Recent revisions to Japan’s customs regulations have allowed for the introduction of bonded areas to enable the trade of art. Bonded status can feasibly be granted to other fairs, too, if they “are willing to do the paperwork”, Renfrew says.
Onerous tax structures are among the reasons why Tokyo, despite its huge wealth and cultural capital, lacks a sizeable art market compared with other global financial centres. “Japan’s art market is behind where logic dictates it should be,” Renfrew says. He believes that Gendai will be a catalyst for an art-market boom in the city, adding that the lack of a major international fair has “definitely held things back”.
For the fair’s inaugural edition, 74 galleries will take part—a number Renfrew expects will grow in the future as the fair establishes itself. These include leading Western blue-chip dealerships such as Sadie Coles HQ, Perrotin and Almine Rech, as well as Japanese and Asia-Pacific galleries like Scai The Bathhouse from Tokyo and Fox Jensen & Fox Jensen McCrory, which has spaces in Sydney and Auckland. Gendai will take place in the vast Pacifico Yokohama convention centre, located in the city of Yokohama, which is part of the wider Tokyo Metropolitan Area and lies 20 miles southwest of Tokyo proper. The venue choice was the result of “extensive consulting”, Renfrew says: “There are only three venues in the Tokyo Bay area of a suitable size for such an event and Pacifico has the best transport links of those three.”

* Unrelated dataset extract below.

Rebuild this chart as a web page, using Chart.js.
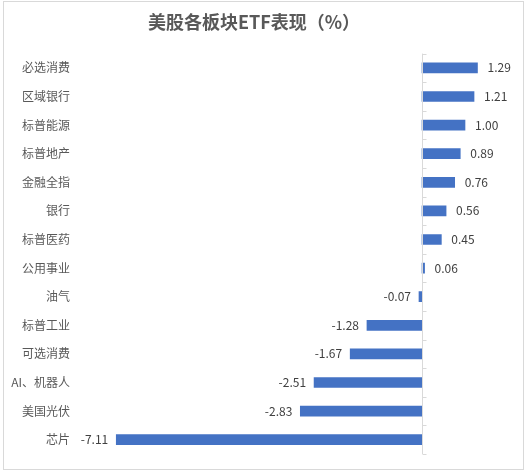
<!DOCTYPE html>
<html>
<head>
<meta charset="utf-8">
<script src="https://cdn.jsdelivr.net/npm/chart.js@4/dist/chart.umd.min.js"></script>
<style>
  html, body { margin: 0; padding: 0; background: #fff; }
  #wrap { position: relative; width: 527px; height: 474px; }
  #frame { position: absolute; left: 3px; top: 1px; width: 519px; height: 467px; border: 1px solid #d9d9d9; pointer-events: none; }
</style>
</head>
<body>
<div id="wrap">
  <canvas id="etfChart" width="527" height="474"></canvas>
  <div id="frame"></div>
</div>
<script>
// 板块名称（从上到下）
const categories = ['必选消费', '区域银行', '标普能源', '标普地产', '金融全指', '银行', '标普医药',
    '公用事业', '油气', '标普工业', '可选消费', 'AI、机器人', '美国光伏', '芯片'];
// 涨跌幅 (%)
const values = [1.29, 1.21, 1.00, 0.89, 0.76, 0.56, 0.45, 0.06, -0.07, -1.28, -1.67, -2.51, -2.83, -7.11];

const fontFamily = '"Noto Sans CJK SC", "Microsoft YaHei", sans-serif';

// 数据标签 + 零轴线
const barLabels = {
    id: 'barLabels',
    afterDatasetsDraw(chart) {
        const c = chart.ctx;
        const xScale = chart.scales.x;
        const yScale = chart.scales.y;
        const x0 = Math.round(xScale.getPixelForValue(0)) + 0.5;
        const area = chart.chartArea;

        // 零轴线和刻度
        c.save();
        c.strokeStyle = '#d9d9d9';
        c.lineWidth = 1;
        c.beginPath();
        c.moveTo(x0, area.top);
        c.lineTo(x0, area.bottom);
        const step = (area.bottom - area.top) / categories.length;
        for (let i = 0; i <= categories.length; i++) {
            const y = Math.round(area.top + i * step) + 0.5;
            c.moveTo(x0, y);
            c.lineTo(x0 + 4, y);
        }
        c.stroke();
        c.restore();

        // 数值标签
        const meta = chart.getDatasetMeta(0);
        c.save();
        c.font = '12px ' + fontFamily;
        c.fillStyle = '#404040';
        c.textBaseline = 'middle';
        meta.data.forEach((bar, i) => {
            const v = values[i];
            const txt = v.toFixed(2);
            if (v >= 0) {
                c.textAlign = 'left';
                c.fillText(txt, bar.x + 10, bar.y);
            } else {
                c.textAlign = 'right';
                c.fillText(txt, bar.x - 8, bar.y);
            }
        });
        c.restore();
    }
};

const ctx = document.getElementById('etfChart').getContext('2d');

const etfChart = new Chart(ctx, {
    type: 'bar',
    data: {
        labels: categories,
        datasets: [{
            data: values,
            backgroundColor: '#4472c4',
            borderWidth: 0,
            barThickness: 10
        }]
    },
    options: {
        indexAxis: 'y',
        responsive: false,
        animation: false,
        layout: {
            padding: { left: 0, right: 19, top: 0, bottom: 20 }
        },
        plugins: {
            legend: { display: false },
            tooltip: { enabled: false },
            title: {
                display: true,
                text: '美股各板块ETF表现（%）',
                color: '#595959',
                font: { family: fontFamily, size: 18, weight: 'bold' },
                padding: { top: 11, bottom: 21 }
            }
        },
        scales: {
            x: {
                display: false,
                min: -8,
                max: 2
            },
            y: {
                grid: { display: false, drawTicks: false },
                border: { display: false },
                ticks: {
                    color: '#595959',
                    font: { family: fontFamily, size: 12 },
                    padding: 8
                },
                afterFit(scale) {
                    scale.width = 78;
                }
            }
        }
    },
    plugins: [barLabels]
});
</script>
</body>
</html>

A convenient location is key, as Gendai’s organisers hope to use the fair as a springboard for visitors to explore Tokyo’s large variety of cultural offerings, including its art institutions and commercial galleries. The fair is in talks with a number of museums in the city to stage blockbuster shows to coincide with the fair, such as the National Art Center’s Cai Guo-Qiang: Ramble in the Cosmos—From Primeval Fireball Onward (until 21 August), although this is likely to be realised more fully in future editions, Renfrew says. Still, for VIP guests of the inaugural edition, tours of institutions such as the Mori Art Museum will be offered, as well as art gallery nights in the lively Roppongi district and the Terrada Art Complex.
Support for the fair has been galvanised by some of the country’s leading art collectors who sit on the fair’s advisory board, Renfrew says. These include Yoshiko Mori, the wife of the late real-estate tycoon Minoru Mori, whose father founded the Mori Art Museum, and the psychotherapist Ryutaro Takahashi, whose collection of more than 2,000 works has been displayed at institutions across the world.

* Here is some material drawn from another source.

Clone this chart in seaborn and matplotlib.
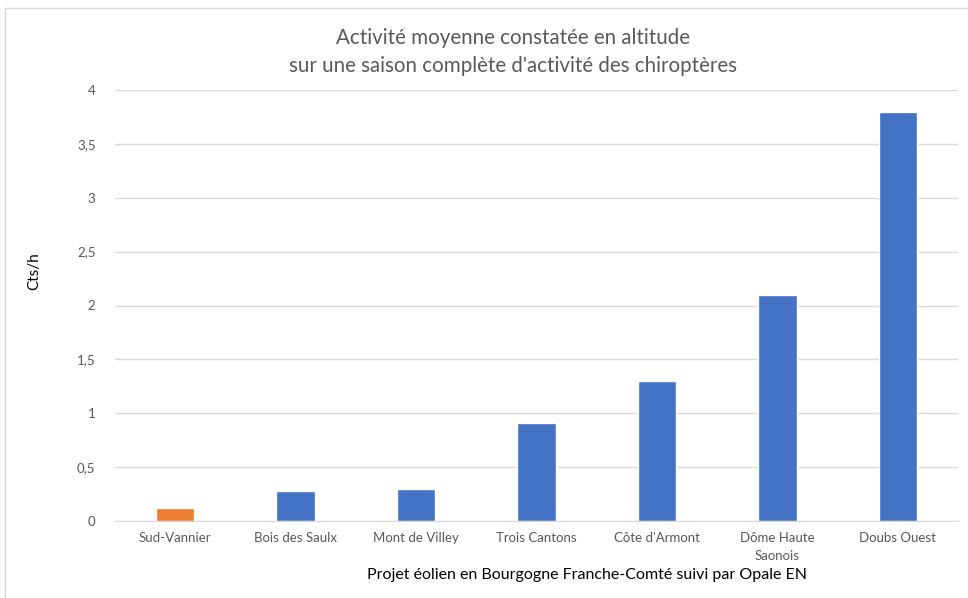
import pandas as pd
import numpy as np
import matplotlib.pyplot as plt
import seaborn as sns
from matplotlib.patches import Rectangle

sites = ["Sud-Vannier", "Bois des Saulx", "Mont de Villey", "Trois Cantons",
         "Côte d'Armont", "Dôme Haute\nSaonois", "Doubs Ouest"]
activity = [0.12, 0.28, 0.30, 0.91, 1.30, 2.10, 3.80]
bar_colors = ["#ED7D31", "#4472C4", "#4472C4", "#4472C4", "#4472C4", "#4472C4", "#4472C4"]
y_ticks = [0, 0.5, 1, 1.5, 2, 2.5, 3, 3.5, 4]
y_tick_labels = ["0", "0,5", "1", "1,5", "2", "2,5", "3", "3,5", "4"]

sns.set_style("white")
plt.rcParams['font.family'] = ['Lato', 'DejaVu Sans']

df = pd.DataFrame({"site": sites, "activity": activity})

fig = plt.figure(figsize=(9.68, 5.98), dpi=100)
ax = fig.add_axes([115 / 968, 1 - 521 / 598, 843 / 968, 431 / 598])

sns.barplot(data=df, x="site", y="activity", hue="site", palette=bar_colors,
            width=0.32, legend=False, ax=ax, saturation=1)

ax.set_ylim(0, 4)
ax.set_xlim(-0.5, len(sites) - 0.5)
ax.set_yticks(y_ticks)
ax.set_yticklabels(y_tick_labels)
ax.yaxis.grid(True, color="#D9D9D9", linewidth=1)
ax.set_axisbelow(True)
for s in ["top", "right", "left"]:
    ax.spines[s].set_visible(False)
ax.spines["bottom"].set_color("#D9D9D9")
ax.tick_params(axis="both", length=0, labelsize=9.5, colors="#595959", pad=8)
ax.tick_params(axis="y", pad=14)
for lbl in ax.get_xticklabels():
    lbl.set_linespacing(1.6)

ax.set_ylabel("Cts/h", fontsize=11, color="black")
ax.yaxis.set_label_coords(-0.087, 0.58)
ax.set_xlabel("Projet éolien en Bourgogne Franche-Comté suivi par Opale EN",
              fontsize=11.5, color="black")
ax.xaxis.set_label_coords(0.56, -0.11)

fig.text(0.53, 1 - 38 / 598, "Activité moyenne constatée en altitude",
         ha="center", va="center", fontsize=14.8, color="#595959")
fig.text(0.53, 1 - 66 / 598, "sur une saison complète d'activité des chiroptères",
         ha="center", va="center", fontsize=14.8, color="#595959")

fig.patches.append(Rectangle((5 / 968, -0.01), 1.0, 1 - 8 / 598 + 0.01,
                             transform=fig.transFigure, fill=False,
                             edgecolor="#D9D9D9", linewidth=1))

plt.savefig("out.png", dpi=100)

The inaugural programme also features the unveiling of the artist Ryuichi Ohira’s new large-scale installation created specially for Tokyo Gendai. The Circuit will consist of a large slot-car racetrack on which an array of objects and sculptures are placed, some of which reference Tanabata (Star Festival), a traditional Japanese and Chinese festival celebrated each year on 7 July, the first day of the fair. Meanwhile, a themed exhibition in the fair will focus on contemporary women artists in Japan. Organised by Michiko Kasahara, the deputy director of the Artizon Museum and Yuri Yamada, a curator at the Tokyo Photographic Art Museum, it will present works by Leiko Ikemura, Tomoko Yoneda, Ayaka Yamamoto, Kunié Sugiura and Yurie Nagashima.

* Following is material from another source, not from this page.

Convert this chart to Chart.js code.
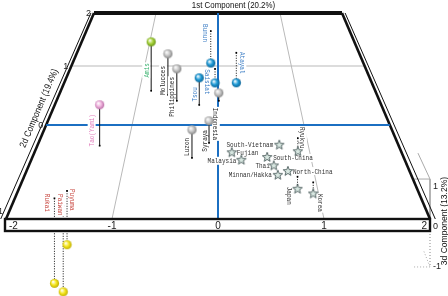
<!DOCTYPE html>
<html>
<head>
    <meta charset="utf-8">
    <script src="https://cdn.jsdelivr.net/npm/chart.js@4.4.1/dist/chart.umd.min.js"></script>
    <style>
        html, body { margin: 0; padding: 0; background: #fff; }
        #wrap { width: 448px; height: 296px; }
    </style>
</head>
<body>
<div id="wrap"><canvas id="pca" width="448" height="296"></canvas></div>
<script>
    // population scores on the first three principal components
    const populations = ['Amis', 'Molucces', 'Philippines', 'Tsou', 'Bunun', 'Saisiat', 'Atayal', 'Indonesia',
        'Syraya', 'Luzon', 'Tao(Yami)', 'Puyuma', 'Paiwan', 'Rukai',
        'South-Vietnam', 'Fujian', 'Malaysia', 'South-China', 'Thai', 'Minnan/Hakka', 'North-China',
        'Ryukyu', 'Japan', 'Korea'];
    const pc1 = [-0.85, -0.63, -0.51, -0.23, -0.11, -0.04, 0.26, 0.01,
        -0.10, -0.28, -1.31, -1.51, -1.50, -1.61,
        0.68, 0.15, 0.25, 0.53, 0.59, 0.62, 0.73,
        0.90, 0.82, 0.97];
    const pc2 = [0.58, 0.51, 0.41, 0.34, 1.66, 0.95, 1.25, 0.41,
        -0.19, -0.35, -0.22, -0.70, -0.86, -0.78,
        -0.21, -0.29, -0.37, -0.34, -0.43, -0.53, -0.49,
        -0.14, -0.55, -0.61];
    const pc3 = [1.65, 1.37, 1.05, 0.88, -1.29, -0.50, -1.13, 0.26,
        0.65, 0.80, 1.20, -1.43, -2.21, -2.22,
        0, 0, 0, 0, 0, 0, 0,
        -0.39, -0.33, -0.30];
    const groups = ['amis', 'island', 'island', 'taiwan', 'taiwan', 'taiwan', 'taiwan', 'island',
        'island', 'island', 'tao', 'south', 'south', 'south',
        'asia', 'asia', 'asia', 'asia', 'asia', 'asia', 'asia',
        'asia', 'asia', 'asia'];

    const pc1Ticks = [-2, -1, 0, 1, 2];
    const pc2Ticks = [2, 1, 0, -1];
    const pc3Ticks = [1, 0, -1];
    const titles = ['1st Component (20.2%)', '2d Component (19.4%)', '3d Component (13.2%)'];

    // ---- look ----
    const groupStyle = {
        amis:   { marker: 'ball', color: '#a8d43a', dark: '#5d8a12', text: '#3cb371' },
        taiwan: { marker: 'ball', color: '#1e9bd7', dark: '#0b5c8c', text: '#3a7cc4' },
        island: { marker: 'ball', color: '#c6c6c6', dark: '#7c7c7c', text: '#222' },
        tao:    { marker: 'ball', color: '#efb2dd', dark: '#b2639e', text: '#e27dbb' },
        south:  { marker: 'ball', color: '#f6e61c', dark: '#b5a500', text: '#c8453e' },
        asia:   { marker: 'star', color: '#d8e7e1', dark: '#4c5c5c', text: '#333' }
    };

    // [rotation, dx, dy]; rotated labels sit beside the drop line, flat ones beside the star
    const labelPlace = {
        'Amis': [-90, -5, 4], 'Molucces': [-90, -5, 6], 'Philippines': [-90, -5, 12], 'Tsou': [-90, -5, 3],
        'Bunun': [90, -5, -14], 'Saisiat': [90, -8, 6], 'Atayal': [90, 6, -5], 'Indonesia': [90, -3, 27],
        'Syraya': [-90, -5, 9], 'Luzon': [-90, -5, 3], 'Tao(Yami)': [-90, -8, 5],
        'Puyuma': [90, 5, -18], 'Paiwan': [90, -3, -44], 'Rukai': [90, -7, -38],
        'Ryukyu': [90, 5, -7], 'Japan': [90, -8, 13], 'Korea': [90, 7, 15],
        'South-Vietnam': [0, -6, 0], 'Fujian': [0, 5, 0], 'Malaysia': [0, -5, 1], 'South-China': [0, 6, 1],
        'Thai': [0, -4, 0], 'North-China': [0, 5, 0], 'Minnan/Hakka': [0, -6, 0]
    };

    // perspective of the floor (pc3 = 0) in view units
    const view = { cx: 218, rows: [13, 66, 125, 219], w0: 62, wSlope: 0.2136, rise: 0.377 };

    function floorRow(p2) {
        const r = view.rows;
        for (let i = 0; i < pc2Ticks.length - 1; i++) {
            const a = pc2Ticks[i], b = pc2Ticks[i + 1];
            if (p2 <= a && p2 >= b || i === pc2Ticks.length - 2) {
                return r[i] + (a - p2) / (a - b) * (r[i + 1] - r[i]);
            }
        }
    }

    function project(p1, p2, p3) {
        const yf = floorRow(p2);
        const w = view.w0 + (yf - view.rows[0]) * view.wSlope;
        return { x: view.cx + p1 * w, y: yf - p3 * w * view.rise };
    }

    function segment(points, color, width, dash, order) {
        return {
            data: points.map(p => project(p[0], p[1], p[2])),
            showLine: true, borderColor: color, borderWidth: width, borderDash: dash || [],
            pointRadius: 0, order: order, borderCapStyle: 'butt'
        };
    }

    function sphere(color, dark) {
        const c = document.createElement('canvas');
        c.width = 11; c.height = 11;
        const g = c.getContext('2d');
        const grd = g.createRadialGradient(4, 3.8, 0.3, 5.5, 5.5, 5);
        grd.addColorStop(0, '#ffffff');
        grd.addColorStop(0.5, color);
        grd.addColorStop(1, dark);
        g.fillStyle = grd;
        g.beginPath(); g.arc(5.5, 5.5, 4.6, 0, Math.PI * 2); g.fill();
        return c;
    }

    function star(color, dark) {
        const c = document.createElement('canvas');
        c.width = 12; c.height = 12;
        const g = c.getContext('2d');
        g.beginPath();
        for (let i = 0; i < 10; i++) {
            const r = i % 2 ? 2.1 : 5;
            const a = -Math.PI / 2 + i * Math.PI / 5;
            g.lineTo(6 + r * Math.cos(a), 6.3 + r * Math.sin(a));
        }
        g.closePath();
        g.fillStyle = color; g.fill();
        g.strokeStyle = dark; g.lineWidth = 0.9; g.stroke();
        return c;
    }

    const datasets = [];
    const gray = '#b9b9b9', blue = '#1b6fc2', ink = '#111';

    // floor grid
    datasets.push(segment([[-2, 1, 0], [2, 1, 0]], gray, 1, null, 6));
    datasets.push(segment([[-1, 2, 0], [-1, -1, 0]], gray, 1, null, 6));
    datasets.push(segment([[1, 2, 0], [1, -1, 0]], gray, 1, null, 6));
    datasets.push(segment([[-2, 0, 0], [2, 0, 0]], blue, 2, null, 5));
    datasets.push(segment([[0, 2, 0], [0, -1, 0]], blue, 2, null, 5));
    // floor frame
    datasets.push(segment([[-2, 2, 0], [2, 2, 0]], ink, 4, null, 5));
    datasets.push(segment([[-2, 2, 0], [-2, -1, 0]], ink, 2.6, null, 5));
    datasets.push(segment([[-2.05, 2, 0], [-2.05, -1, 0]], ink, 1, null, 5));
    datasets.push(segment([[2, 2, 0], [2, -1, 0]], ink, 2.6, null, 5));
    datasets.push(segment([[2.05, 2, 0], [2.05, -1, 0]], ink, 1, null, 5));
    // third component box corner
    datasets.push(segment([[2, -0.7, 1], [2, -1, 1]], '#aaa', 1, null, 5));
    datasets.push(segment([[1.85, -1, 1], [2, -1, 1]], '#aaa', 1, null, 5));
    datasets.push(segment([[2, -1, 1], [2, -1, 0]], '#aaa', 1, null, 5));
    datasets.push(segment([[2, -1, 0], [2, -1, -1.2]], '#888', 1, [1, 2], 5));
    datasets.push(segment([[2, -0.85, -1.2], [2, -1, -1.2]], '#aaa', 1, [1, 2], 5));
    datasets.push(segment([[1.85, -1, -1.2], [2, -1, -1.2]], '#aaa', 1, [1, 2], 5));

    // drop lines from each marker to the floor
    populations.forEach((name, i) => {
        if (pc3[i] === 0) return;
        datasets.push(segment([[pc1[i], pc2[i], 0], [pc1[i], pc2[i], pc3[i]]], '#111', 1,
            pc3[i] < 0 ? [1, 1.5] : null, 2));
    });

    datasets.push({
        label: 'floor',
        data: populations.map((n, i) => project(pc1[i], pc2[i], 0)).filter((p, i) => pc3[i] !== 0),
        pointStyle: 'rect', pointRadius: 1.2, backgroundColor: '#000', borderWidth: 0, order: 1
    });

    datasets.push({
        label: 'markers',
        data: populations.map((n, i) => project(pc1[i], pc2[i], pc3[i])),
        pointStyle: groups.map(g => {
            const s = groupStyle[g];
            return s.marker === 'ball' ? sphere(s.color, s.dark) : star(s.color, s.dark);
        }),
        pointRadius: 5, order: 0
    });

    function tag(c, text, x, y, rot, align, color, font, sx, bg) {
        c.save();
        c.translate(x, y);
        c.rotate(rot * Math.PI / 180);
        c.scale(sx, 1);
        c.font = font;
        c.textAlign = align;
        c.textBaseline = 'middle';
        if (bg) {
            const w = c.measureText(text).width;
            const x0 = align === 'left' ? 0 : align === 'right' ? -w : -w / 2;
            c.fillStyle = '#fff';
            c.fillRect(x0 - 1, -4, w + 2, 8);
        }
        c.fillStyle = color;
        c.fillText(text, 0, 0.5);
        c.restore();
    }

    const overlay = {
        id: 'overlay',
        beforeDatasetDraw(chart, args) {
            if (chart.data.datasets[args.index].label !== 'markers') return;
            const c = chart.ctx;
            const sx = chart.scales.x, sy = chart.scales.y;
            const P = (a, b, h) => {
                const p = project(a, b, h);
                return [sx.getPixelForValue(p.x), sy.getPixelForValue(p.y)];
            };

            // front slab carrying the first component ticks
            const l = P(-2, -1, 0), r = P(2, -1, 0);
            c.save();
            c.fillStyle = '#fff';
            c.fillRect(l[0] - 1, l[1], r[0] - l[0] + 1, 12);
            c.lineWidth = 2.4;
            c.strokeStyle = ink;
            c.strokeRect(l[0] - 1, l[1], r[0] - l[0] + 1, 12);
            c.restore();

            const tickFont = "10px 'Liberation Sans', Arial, sans-serif";
            pc1Ticks.forEach((t, i) => {
                const p = P(t, -1, 0);
                const align = i === 0 ? 'left' : i === pc1Ticks.length - 1 ? 'right' : 'center';
                const x = align === 'left' ? p[0] + 3 : align === 'right' ? p[0] - 3 : p[0];
                tag(c, String(t), x, p[1] + 6.5, 0, align, '#222', tickFont, 1, false);
            });
            pc2Ticks.forEach(t => {
                const p = P(-2, t, 0);
                tag(c, String(t), p[0] - 3, p[1] + (t === -1 ? -8 : 0), 0, 'right', '#222',
                    "9px 'Liberation Sans', Arial, sans-serif", 1, false);
            });
            pc3Ticks.forEach(t => {
                const p = P(2, -1, t);
                tag(c, String(t), p[0] + 3, p[1] + 7, 0, 'left', '#222',
                    "9px 'Liberation Sans', Arial, sans-serif", 1, false);
            });

            // axis titles
            const titleFont = "9.5px 'Liberation Sans', Arial, sans-serif";
            const top = P(0.25, 2, 0);
            tag(c, titles[0], top[0], top[1] - 8, 0, 'center', '#111', titleFont, 0.83, false);
            const a = P(-2, 2, 0), b = P(-2, -1, 0);
            const ang = Math.atan2(a[1] - b[1], a[0] - b[0]) * 180 / Math.PI;
            const mid = P(-2, 0.1, 0);
            tag(c, titles[1], mid[0] - 10, mid[1] - 11, ang, 'center', '#111', titleFont, 0.86, false);
            const z = P(2, -1, 0);
            tag(c, titles[2], z[0] + 14, z[1] + 2, -90, 'center', '#111', titleFont, 0.9, false);

            // population names
            const labFont = "7.5px 'Liberation Mono', 'DejaVu Sans Mono', monospace";
            populations.forEach((name, i) => {
                const st = groupStyle[groups[i]];
                const pl = labelPlace[name];
                const f = P(pc1[i], pc2[i], 0), m = P(pc1[i], pc2[i], pc3[i]);
                if (pl[0] === 0) {
                    tag(c, name, m[0] + pl[1], m[1] + pl[2], 0, pl[1] < 0 ? 'right' : 'left',
                        st.text, labFont, 0.8, true);
                } else {
                    tag(c, name, f[0] + pl[1], (f[1] + m[1]) / 2 + pl[2], pl[0], 'center',
                        st.text, labFont, 0.8, true);
                }
            });
        }
    };

    new Chart(document.getElementById('pca').getContext('2d'), {
        type: 'scatter',
        data: { datasets: datasets },
        options: {
            responsive: false,
            animation: false,
            events: [],
            layout: { padding: 0, autoPadding: false },
            scales: {
                x: { type: 'linear', min: 0, max: 448, display: false },
                y: { type: 'linear', min: 0, max: 296, reverse: true, display: false }
            },
            plugins: { legend: { display: false }, tooltip: { enabled: false } }
        },
        plugins: [overlay]
    });
</script>
</body>
</html>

“Across the special exhibition, commissions, talks and satellite events, audiences will have a chance to discover and interact with some of the most exciting culture happening in Japan today,” says Eri Takane, the fair’s director, in a statement. “For our local visitors it will be the first time in decades that they are able to enjoy such a magnificent span of international art.”